Dès lors, l’employeur établit avoir respecté les dispositions légales quant à la mise en place d’institution représentatives du personnel.
Par ailleurs, compte tenu de l’effectif de salariés en 2018, la société Trans’mo n’avait pas l’obligation, en application de l’article L.’1311-2 du code du travail, d’établir un règlement intérieur.
En revanche, le décompte des effectifs en 2019 s’établit à 21,86. Le seuil de 20 salariés étant dépassé, la société Trans’mo avait donc l’obligation, en 2019, d’établir un règlement intérieur, ce qu’elle échoue à démontrer.
Il résulte des énonciations qui précédent que la société Trans’mo n’a pas respecté ses obligations légales uniquement quant à l’établissement d’un règlement intérieur en 2019.
Pour autant, le salarié ne caractérise aucun préjudice résultant de l’absence d’un règlement intérieur et aucun préjudice nécessaire ne peut être reconnu, le salarié visant uniquement l’existence d’un préjudice nécessaire en l’absence de mise en place d’institutions représentatives du personnel.
Dès lors, il convient, par confirmation du jugement entrepris, de débouter le salarié de sa demande de dommages et intérêts au titre du l’absence d’institution représentatives du personnel et de l’absence d’établissement d’un règlement intérieur.
Sur la demande au titre l’exécution déloyale du contrat de travail’:
Conformément à l’article L. 1222-1 du code de travail, le contrat de travail doit être exécuté de bonne foi. La bonne foi se présumant, la charge de la preuve de l’exécution déloyale du contrat de travail par l’employeur incombe au salarié.
Au cas d’espèce, M. [J] [W] reproche à son employeur une série de griefs’:
– Avertissements injustifiés,
– Retenue injustifiée sur le salaire du mois de septembre 2019,
– Négligence dans l’entretien du matériel,
– Passivité de l’employeur par rapport à une contravention reçue à tort,
– Journées imposées de récupération sans délai de prévenance.

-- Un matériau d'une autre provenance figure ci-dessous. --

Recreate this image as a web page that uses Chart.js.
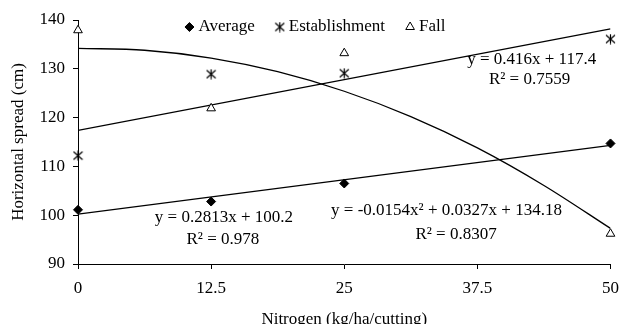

D’une première part, la cour rappelle qu’elle a annulé les deux avertissements injustifiés des 28 novembre 2018 et 10 septembre 2019.
D’une deuxième part, M. [W] produit son bulletin de salaire du mois de septembre 2019 indiquant un montant net à payer de 1’865,74’€ et son relevé de compte précisant que le 11 octobre 2019, le montant de 1’590,83’€ lui a été versé au titre de son salaire par la SARL Trans’mo.
La société Trans’mo explicite cette retenue dans un courrier en date du 25 septembre 2019, produit par le salarié, informant M. [W] qu’un trop-perçu lui a été versé au mois de mai 2019 quant à son salaire d’avril 2019 et que la somme de 274,91’€ sera donc prélevée sur le salaire du mois de septembre 2019.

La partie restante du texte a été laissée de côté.